Harvey, who is running in Levis riding near Quebec City, says his candidates will surprise people.
"They are not known by the public but they have the qualifications," Harvey said of his slate, joking that given Quebec's debt he should have some with experience as bankruptcy trustees.
Harvey, whose daughter Marie-Pierre is running in the riding next to Premier Jean Charest's Sherbrooke base, acknowledged it's tough to get candidates and workers because people are tied up with other commitments like jobs and families.
Those carrying the Conservative banner run the gamut.
There are experienced politicians like Harvey and Monique Roy Verville, a former Action democratique du Quebec member of the legislature, but also rookies like evangelical minister Stephane Gagne and Sylvie Gagne, who is a mother of two and a nurse.
In some cases, the party seems to have acted to correct a lack of experience in some of its candidates.
Chambly riding hopeful Daniel Nicol's Facebook page had a couple of photos mocking burka-clad Muslims on it.

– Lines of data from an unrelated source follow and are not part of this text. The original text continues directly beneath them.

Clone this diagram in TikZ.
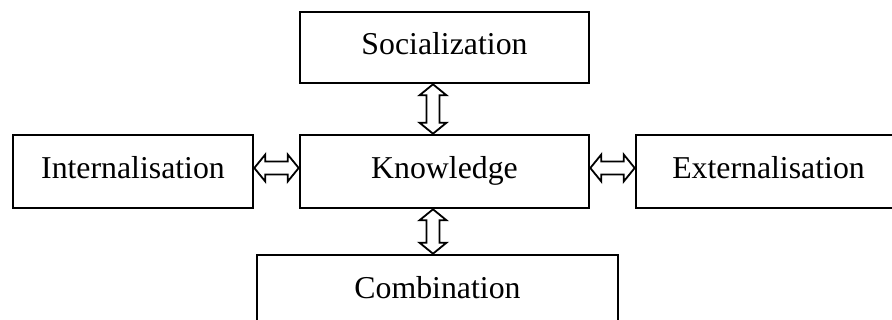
\documentclass[tikz,border=0pt]{standalone}
\usepackage{fontspec}
\setmainfont{Liberation Serif}
\usetikzlibrary{calc}
\tikzset{
  box/.style={draw=black, line width=2.6pt, inner sep=0pt, fill=white,
    text height=22pt, text depth=7pt,
    font=\fontsize{31.8}{36}\selectfont},
  arr/.style={draw=black, line width=1.8pt, fill=white, line join=miter}
}
\newcommand{\varrow}[2]{%
  \draw[arr] (#1) -- ($(#1)+(-13.5,11)$) -- ($(#1)+(-6.5,11)$) -- ($(#2)+(-6.5,-11)$)
    -- ($(#2)+(-13.5,-11)$) -- (#2) -- ($(#2)+(13.5,-11)$) -- ($(#2)+(6.5,-11)$)
    -- ($(#1)+(6.5,11)$) -- ($(#1)+(13.5,11)$) -- cycle;}
\newcommand{\harrow}[2]{%
  \draw[arr] (#1) -- ($(#1)+(11,-13.5)$) -- ($(#1)+(11,-6.5)$) -- ($(#2)+(-11,-6.5)$)
    -- ($(#2)+(-11,-13.5)$) -- (#2) -- ($(#2)+(-11,13.5)$) -- ($(#2)+(-11,6.5)$)
    -- ($(#1)+(11,6.5)$) -- ($(#1)+(11,13.5)$) -- cycle;}
\begin{document}
\begin{tikzpicture}[x=1pt,y=-1pt]
\useasboundingbox (0,0) rectangle (892,320);
\clip (0,0) rectangle (892,320);
\node[box, minimum width=289pt, minimum height=71pt] (soc) at (444.5,47.5) {Socialization};
\node[box, minimum width=240pt, minimum height=73pt] (int) at (133,171.5) {Internalisation};
\node[box, minimum width=289pt, minimum height=73pt] (know) at (444.5,171.5) {Knowledge};
\node[box, minimum width=284pt, minimum height=73pt] (ext) at (778,171.5) {Externalisation\kern19pt};
\node[box, minimum width=361pt, minimum height=72pt] (comb) at (437.5,291) {Combination};
\coordinate (a1) at ($(soc.south)+(-11.5,0)$);
\coordinate (a2) at ($(know.north)+(-11.5,0)$);
\coordinate (b1) at ($(know.south)+(-11.5,0)$);
\coordinate (b2) at (b1 |- comb.north);
\coordinate (c1) at ($(int.east)+(0,-3.5)$);
\coordinate (c2) at ($(know.west)+(0,-3.5)$);
\coordinate (d1) at ($(know.east)+(0,-3.5)$);
\coordinate (d2) at ($(ext.west)+(0,-3.5)$);
\varrow{a1}{a2}
\varrow{b1}{b2}
\harrow{c1}{c2}
\harrow{d1}{d2}
\end{tikzpicture}
\end{document}
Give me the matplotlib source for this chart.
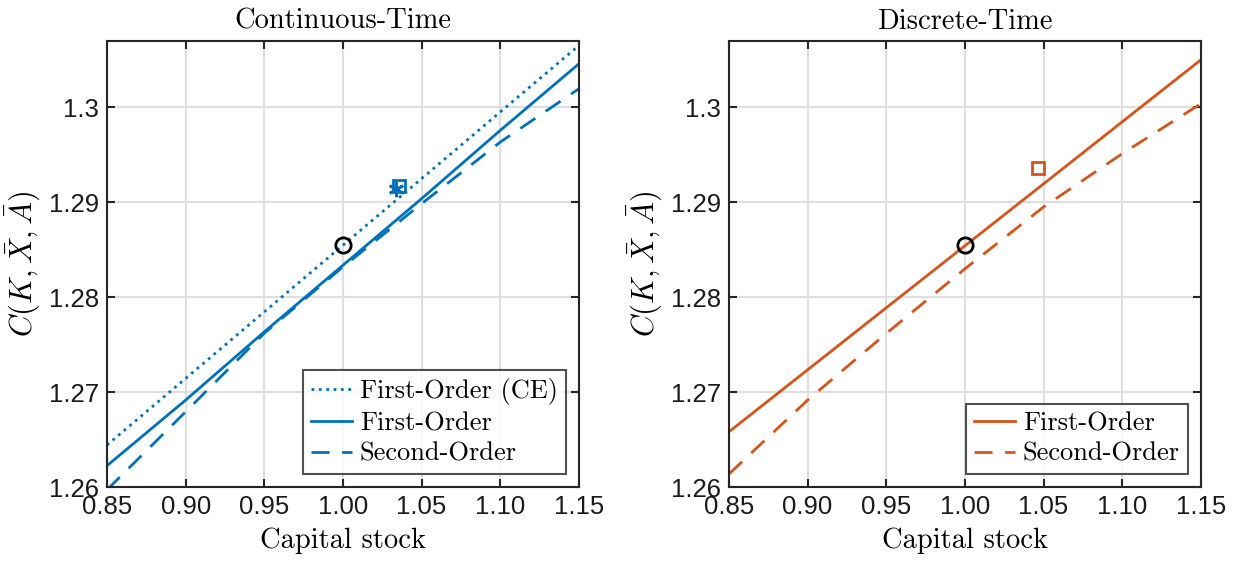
import numpy as np
import matplotlib
matplotlib.use("Agg")
import matplotlib.pyplot as plt

plt.rcParams['mathtext.fontset'] = 'cm'
plt.rcParams['axes.formatter.use_mathtext'] = True

# capital stock grid
k = [0.85, 0.90, 0.95, 1.00, 1.05, 1.10, 1.15]

# continuous-time
ct_first_ce = [1.26442, 1.27144, 1.27846, 1.28548, 1.29250, 1.29952, 1.30653]
ct_first = [1.26224, 1.26916, 1.27635, 1.28337, 1.29039, 1.29758, 1.30460]
ct_second = [1.25970, 1.26793, 1.27621, 1.28320, 1.28986, 1.29635, 1.30197]

# discrete-time
dt_first = [1.26582, 1.27235, 1.27889, 1.28542, 1.29195, 1.29849, 1.30502]
dt_second = [1.26137, 1.26916, 1.27618, 1.28300, 1.28951, 1.29513, 1.30040]

# steady state and stochastic steady states
ss = (1.0, 1.28548)
ct_sss_square = (1.0355, 1.29168)
ct_sss_star = (1.0335, 1.29137)
dt_sss_square = (1.0466, 1.29361)

xticks = [0.85, 0.90, 0.95, 1.00, 1.05, 1.10, 1.15]
xticklabels = ['0.85', '0.90', '0.95', '1.00', '1.05', '1.10', '1.15']
yticks = [1.26, 1.27, 1.28, 1.29, 1.30]
yticklabels = ['1.26', '1.27', '1.28', '1.29', '1.3']

blue = '#0072BD'
orange = '#D95319'
serif = 'cmr10'
tickfont = 'Liberation Sans'

fig = plt.figure(figsize=(12.41, 5.61), dpi=100)
ax1 = fig.add_axes([0.0862, 0.1319, 0.3803, 0.795])
ax2 = fig.add_axes([0.5874, 0.1319, 0.3803, 0.795])

# left panel
ax1.plot(k, ct_first_ce, ':', color=blue, lw=2, label='First-Order (CE)')
ax1.plot(k, ct_first, '-', color=blue, lw=2, label='First-Order')
ax1.plot(k, ct_second, '--', color=blue, lw=2, dashes=(6.5, 4.5), label='Second-Order')
ax1.plot(*ss, 'o', mfc='none', mec='black', mew=2, ms=11)
ax1.plot(*ct_sss_square, 's', mfc='none', mec=blue, mew=2, ms=9)
ax1.plot(*ct_sss_star, marker=(6, 2, 0), color=blue, mew=2, ms=11)
ax1.set_title('Continuous-Time', family=serif, fontsize=20.5, pad=9)

# right panel
ax2.plot(k, dt_first, '-', color=orange, lw=2, label='First-Order')
ax2.plot(k, dt_second, '--', color=orange, lw=2, dashes=(6.5, 4.5), label='Second-Order')
ax2.plot(*ss, 'o', mfc='none', mec='black', mew=2, ms=11)
ax2.plot(*dt_sss_square, 's', mfc='none', mec=orange, mew=2, ms=9)
ax2.set_title('Discrete-Time', family=serif, fontsize=20.5, pad=9)

for ax in (ax1, ax2):
    ax.set_xlim(0.85, 1.15)
    ax.set_ylim(1.26, 1.307)
    ax.set_xticks(xticks)
    ax.set_xticklabels(xticklabels, family=tickfont, fontsize=18.5)
    ax.set_yticks(yticks)
    ax.set_yticklabels(yticklabels, family=tickfont, fontsize=18.5)
    ax.tick_params(direction='in', top=True, right=True, length=6, width=1.5,
                   colors='#262626', labelcolor='#1a1a1a', pad=6)
    ax.grid(True, color='#dfdfdf', lw=1.5)
    ax.set_axisbelow(True)
    for s in ax.spines.values():
        s.set_linewidth(1.5)
        s.set_color('#262626')
    ax.set_xlabel('Capital stock', family=serif, fontsize=20.5, labelpad=6)
    ax.set_ylabel(r'$C(K,\bar{X},\bar{A})$', fontsize=22, labelpad=4)
    leg = ax.legend(loc='lower right', prop={'family': serif, 'size': 19},
                    frameon=True, fancybox=False, edgecolor='#262626',
                    handlelength=1.55, handletextpad=0.3, borderpad=0.3,
                    labelspacing=0.25, borderaxespad=0.5)
    leg.get_frame().set_linewidth(1.5)

fig.savefig('out.png', dpi=100)
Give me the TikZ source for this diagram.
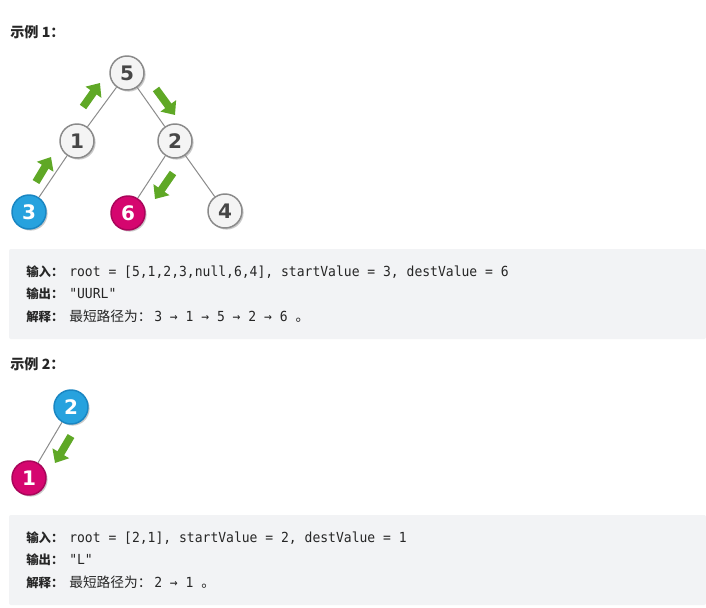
\documentclass[tikz,border=0pt]{standalone}
\usepackage{fontspec}
\newfontfamily\cjk{Noto Sans CJK SC}
\newfontfamily\codefont[FakeStretch=0.94]{DejaVu Sans Mono}
\newfontfamily\nodefont{DejaVu Sans}
\usetikzlibrary{arrows.meta,shadows}
\definecolor{boxgray}{HTML}{F2F3F5}
\definecolor{txt}{HTML}{262626}
\definecolor{nblue}{HTML}{27A2DE}
\definecolor{nbluebd}{HTML}{1A86C2}
\definecolor{nmag}{HTML}{D5066F}
\definecolor{nmagbd}{HTML}{A9055A}
\definecolor{ngray}{HTML}{F4F4F4}
\definecolor{ngraybd}{HTML}{8A8A8A}
\definecolor{arrgreen}{HTML}{5FA826}
\definecolor{edgegray}{HTML}{8C8C8C}
\tikzset{
  tnode/.style={circle,minimum size=25.5pt,inner sep=0pt,line width=1.1pt,
    font=\nodefont\bfseries\fontsize{15}{15}\selectfont,
    drop shadow={shadow xshift=1.2pt,shadow yshift=-1.2pt,opacity=0.35,fill=black!60}},
  gnode/.style={tnode,fill=ngray,draw=ngraybd,text=black!72},
  bnode/.style={tnode,fill=nblue,draw=nbluebd,text=white},
  mnode/.style={tnode,fill=nmag,draw=nmagbd,text=white},
  edge/.style={draw=edgegray,line width=0.75pt},
  garrow/.style={draw=arrgreen,line width=5.8pt,-{Triangle[length=8.5pt,width=14pt]}},
  heading/.style={anchor=base west,inner sep=0pt,text=txt,font=\cjk\bfseries\fontsize{10.6}{12}\selectfont},
  lab/.style={anchor=base west,inner sep=0pt,text=txt,font=\cjk\bfseries\fontsize{9.3}{11}\selectfont},
  cjktext/.style={anchor=base west,inner sep=0pt,text=txt,font=\cjk\fontsize{10.3}{12}\selectfont},
  code/.style={anchor=base west,inner sep=0pt,text=txt,font=\codefont\fontsize{10.4}{12}\selectfont},
  panel/.style={fill=boxgray,draw=none,rounded corners=1.5pt}
}
\begin{document}
\begin{tikzpicture}[x=0.75pt,y=-0.75pt]
\useasboundingbox[fill=white] (0,0) rectangle (706,607);

% Example 1
\node[heading] (h1) at (10,37) {示例 1：};

\node[gnode] (n5) at (127,73) {5};
\node[gnode] (n1) at (77,141) {1};
\node[gnode] (n2) at (175,141) {2};
\node[bnode] (n3) at (29,212) {3};
\node[mnode] (n6) at (128,213) {6};
\node[gnode] (n4) at (225,211) {4};

\draw[edge] (n5) -- (n1);
\draw[edge] (n5) -- (n2);
\draw[edge] (n1) -- (n3);
\draw[edge] (n2) -- (n6);
\draw[edge] (n2) -- (n4);

\coordinate (a1s) at (36,182); \coordinate (a1e) at (51,157);
\coordinate (a2s) at (83,107); \coordinate (a2e) at (100,83);
\coordinate (a3s) at (156,89); \coordinate (a3e) at (175,115);
\coordinate (a4s) at (173,173); \coordinate (a4e) at (155,199);
\draw[garrow] (a1s) -- (a1e);
\draw[garrow] (a2s) -- (a2e);
\draw[garrow] (a3s) -- (a3e);
\draw[garrow] (a4s) -- (a4e);

\fill[panel] (9,249) rectangle (706,339);
\node[lab] (l1a) at (26,276) {输入：};
\node[code] (l1b) at (69,276) {root = [5,1,2,3,null,6,4], startValue = 3, destValue = 6};
\node[lab] (l2a) at (26,298.5) {输出：};
\node[code] (l2b) at (69,298.5) {"UURL"};
\node[lab] (l3a) at (26,321) {解释：};
\node[cjktext] (l3b) at (69,321) {最短路径为：};
\node[code] (l3c) at (154,321) {3 → 1 → 5 → 2 → 6 {\cjk 。}};

% Example 2
\node[heading] (h2) at (10,369) {示例 2：};
\node[bnode] (m2) at (71,407) {2};
\node[mnode] (m1) at (29,478) {1};
\draw[edge] (m2) -- (m1);
\coordinate (b1s) at (71,436); \coordinate (b1e) at (55,463);
\draw[garrow] (b1s) -- (b1e);

\fill[panel] (9,515) rectangle (706,605);
\node[lab] (k1a) at (26,542) {输入：};
\node[code] (k1b) at (69,542) {root = [2,1], startValue = 2, destValue = 1};
\node[lab] (k2a) at (26,564.5) {输出：};
\node[code] (k2b) at (69,564.5) {"L"};
\node[lab] (k3a) at (26,587) {解释：};
\node[cjktext] (k3b) at (69,587) {最短路径为：};
\node[code] (k3c) at (154,587) {2 → 1 {\cjk 。}};
\end{tikzpicture}
\end{document}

Nicol, who owns a local roofing company, was among 492 people to share the photo of the Muslim woman and child clad head to toe in black and passing between two dark trash bags on a sidewalk. The French-language caption translates as "the family is growing."
The photo had disappeared by Friday.
Cultural values have been an issue in the election campaign, with the Parti Quebecois vowing to toughen language laws and forbid public servants from wearing Muslim head dress.
The Conservatives would adopt a charter of democratic values reflecting Quebec's history and culture. The promise was noted as a caption on another photo that was on Nicol's site that carried an image of a burka-clad woman, although that was also removed by Friday.
The provincial Conservative party was a force in Quebec in the late 19th and early 20th centuries. Some of its leaders were even Quebec premiers, such as Pierre-Joseph-Olivier Chauveau, who held the province's top job in 1867.
The party virtually disappeared in 1936 when it merged with Action liberale nationale to become the Union nationale. It surfaced a few times after that but never as a serious force.
Despite the province proving to be mainly barren ground for the federal Conservatives, Harvey insists the provincial team offers a clear vision in a province where there are nearly 20 other registered political parties.
A staunch federalist, Harvey has dismissed Francois Legault's Coalition for Quebec's Future in the past as trying to be something for everyone. And he worries about how the Liberals are handling Quebec's debt, increasing health-care costs and aging population.
"It's sure somebody will have to pay for this one day and I refuse to give to my kids this kind of responsibility, to pay for my (generation's) bad decisions.
"It's not sexy to say what we say," Harvey says in a telephone interview. "It's not sexy to say we have to pay our credit card. It's not sexy to say, 'hmm, that benefit is impossible'."
Quebec's gross debt has gone from $133 billion -- which is 53.5 per cent of the GDP -- in 2003 to $184 billion in 2012. The current amount is 55.5 per cent of the GDP, easily highest among all the provinces.
The government says it is on track to balance its books in the 2013-14 fiscal year.
Harvey wants to cut the debt, privatize the Quebec Liquor Corp. and have Quebecers fill in just one income-tax form, as is the case in the rest of the country.
The Quebec Tories would also make universities more accountable for their spending and bring in a provincial sex offender registry.